Data lines:
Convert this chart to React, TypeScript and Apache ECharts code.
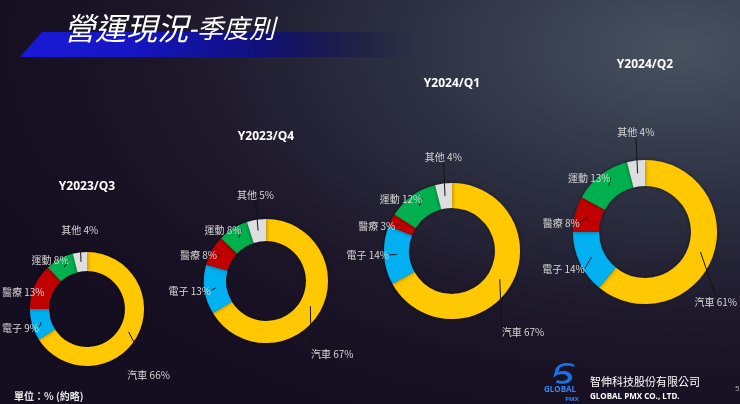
import React, { useEffect, useRef } from "react";
import * as echarts from "echarts";

const categories = ["汽車", "電子", "醫療", "運動", "其他"];
const quarters = ["Y2023/Q3", "Y2023/Q4", "Y2024/Q1", "Y2024/Q2"];
const q3Values = [66, 9, 13, 8, 4];
const q4Values = [67, 13, 8, 8, 5];
const q1Values = [67, 14, 3, 12, 4];
const q2Values = [61, 14, 8, 13, 4];
const quarterValues = [q3Values, q4Values, q1Values, q2Values];

const sliceColors = ["#FFC800", "#00B0F0", "#C00000", "#00B050", "#DEDEDE"];

// layout of each donut: center and radii
const layouts = [
  { cx: 87, cy: 309, r0: 38, r1: 57, titleY: 185 },
  { cx: 266, cy: 281, r0: 40, r1: 62, titleY: 135 },
  { cx: 452, cy: 251, r0: 43, r1: 68, titleY: 82 },
  { cx: 645, cy: 232, r0: 46, r1: 72, titleY: 63 },
];

// label placement style per category: distance (in outer radii) and angular shift (deg)
const labelPlacement = [
  { k: 1.58, shift: 18 },
  { k: 1.24, shift: 1 },
  { k: 1.17, shift: -8 },
  { k: 1.08, shift: -8 },
  { k: 1.4, shift: 2 },
];

const CJK = "'Noto Sans CJK TC', 'Noto Sans CJK SC', sans-serif";

const logoPath =
  "M34 3 C24 -1 12 2 9 10 L6 22 C12 15 24 15 26 21 C27 26 19 28 12 25 L9 28 C19 33 34 29 32 20 C30 12 19 11 13 14 L15 8 C19 5 27 4 36 7 Z";
echarts.graphic.registerShape("logo", (echarts.graphic as any).extendPath(logoPath, {}));

export default function App() {
  const ref = useRef<HTMLDivElement>(null);
  useEffect(() => {
    const chart = echarts.init(ref.current!, null, { renderer: "svg" });
    const W = chart.getWidth();
    const series: any[] = [];
    quarterValues.forEach((vals, qi) => {
      const L = layouts[qi];
      const data = categories.map((c, i) => ({ name: c, value: vals[i] }));
      const total = vals.reduce((a, b) => a + b, 0);
      series.push({
        type: "pie",
        center: [L.cx, L.cy],
        radius: [L.r0, L.r1],
        startAngle: 90,
        silent: true,
        label: { show: false },
        labelLine: { show: false },
        itemStyle: {
          color: (p: any) => sliceColors[p.dataIndex],
          shadowBlur: 4,
          shadowColor: "rgba(0,0,0,0.45)",
        },
        data,
        z: 2,
      });
      series.push({
        type: "pie",
        center: [L.cx, L.cy],
        radius: [0, (L.r0 + L.r1) / 2],
        startAngle: 90,
        silent: true,
        avoidLabelOverlap: false,
        minShowLabelAngle: 0,
        itemStyle: { color: "rgba(0,0,0,0)" },
        label: {
          show: true,
          position: "outside",
          formatter: "{b} {c}%",
          color: "#d6d6d6",
          fontSize: 10,
          fontFamily: CJK,
          overflow: "none",
        },
        labelLine: {
          show: true,
          length: 6,
          length2: 0,
          lineStyle: { color: "#141414", width: 1 },
        },
        labelLayout: (params: any) => {
          const i = params.dataIndex;
          let cum = 0;
          for (let j = 0; j < i; j++) cum += vals[j];
          const mid = ((cum + vals[i] / 2) / total) * 360 + labelPlacement[i].shift;
          const a = (mid * Math.PI) / 180;
          const d = L.r1 * labelPlacement[i].k;
          const w = params.labelRect ? params.labelRect.width : 40;
          let x = L.cx + d * Math.sin(a);
          x = Math.min(x, W - 3 - w / 2);
          x = Math.max(x, 2 + w / 2);
          return {
            x,
            y: L.cy - d * Math.cos(a),
            align: "center",
            verticalAlign: "middle",
          };
        },
        data,
        z: 3,
      });
    });

    const titleTexts = quarters.map((q, qi) => ({
      type: "text",
      x: layouts[qi].cx,
      y: layouts[qi].titleY,
      style: {
        text: q,
        fill: "#ffffff",
        font: "bold 12px 'Open Sans', sans-serif",
        textAlign: "center",
        textVerticalAlign: "middle",
      },
      z: 10,
    }));

    chart.setOption({
      animation: false,
      backgroundColor: {
        type: "radial",
        x: 0.92,
        y: 0.12,
        r: 1.0,
        colorStops: [
          { offset: 0, color: "#48525f" },
          { offset: 0.35, color: "#2e3245" },
          { offset: 0.7, color: "#1c1628" },
          { offset: 1, color: "#150d20" },
        ],
      },
      graphic: [
        {
          type: "polygon",
          shape: { points: [[42, 32], [420, 32], [420, 57], [20, 57]] },
          style: {
            fill: {
              type: "linear",
              x: 0,
              y: 0,
              x2: 1,
              y2: 0,
              colorStops: [
                { offset: 0, color: "#1a1ad8" },
                { offset: 0.3, color: "#1515c0" },
                { offset: 0.6, color: "#10107a" },
                { offset: 1, color: "rgba(20,20,60,0)" },
              ],
            },
          },
          z: 5,
        },
        {
          type: "text",
          x: 64,
          y: 26,
          style: {
            text: "{a|營運現況}{b|-季度別}",
            rich: {
              a: { fontSize: 31, fontStyle: "italic", fontFamily: CJK, fill: "#ffffff", fontWeight: "normal" },
              b: { fontSize: 26, fontStyle: "italic", fontFamily: CJK, fill: "#ffffff", fontWeight: "normal" },
            },
            fill: "#ffffff",
            textVerticalAlign: "middle",
          },
          z: 6,
        },
        ...titleTexts,
        {
          type: "text",
          x: 14,
          y: 395,
          style: {
            text: "單位：% (約略)",
            fill: "#e4e4e4",
            font: "bold 10px " + CJK,
            textVerticalAlign: "middle",
          },
          z: 10,
        },
        {
          type: "logo",
          x: 549,
          y: 362,
          scaleX: 0.72,
          scaleY: 0.72,
          style: { fill: "#1f6fe6" },
          z: 10,
        },
        {
          type: "text",
          x: 560,
          y: 388,
          style: {
            text: "GLOBAL",
            fill: "#2c86ff",
            font: "bold 8px 'Open Sans', sans-serif",
            textAlign: "center",
            textVerticalAlign: "middle",
          },
          z: 10,
        },
        {
          type: "text",
          x: 572,
          y: 399,
          style: {
            text: "PMX",
            fill: "#2c86ff",
            font: "bold 6px 'Open Sans', sans-serif",
            textAlign: "center",
            textVerticalAlign: "middle",
          },
          z: 10,
        },
        {
          type: "text",
          x: 590,
          y: 381,
          style: {
            text: "智伸科技股份有限公司",
            fill: "#ffffff",
            font: "11px " + CJK,
            textVerticalAlign: "middle",
          },
          z: 10,
        },
        {
          type: "text",
          x: 590,
          y: 395,
          style: {
            text: "GLOBAL PMX CO., LTD.",
            fill: "#ffffff",
            font: "bold 8px 'Open Sans', sans-serif",
            textVerticalAlign: "middle",
          },
          z: 10,
        },
        {
          type: "text",
          x: 735,
          y: 387,
          style: {
            text: "5",
            fill: "#bbbbbb",
            font: "8px 'Open Sans', sans-serif",
            textVerticalAlign: "middle",
          },
          z: 10,
        },
      ],
      series,
    });
    return () => chart.dispose();
  }, []);
  return (
    <div
      ref={ref}
      style={{ position: "fixed", left: 0, top: 0, width: 740, height: 404 }}
    />
  );
}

What the exercise asks:
From the listing above, copy all lines holding the word "React".

Solution below:
Convert this chart to React, TypeScript and Apache ECharts code.
import React, { useEffect, useRef } from "react";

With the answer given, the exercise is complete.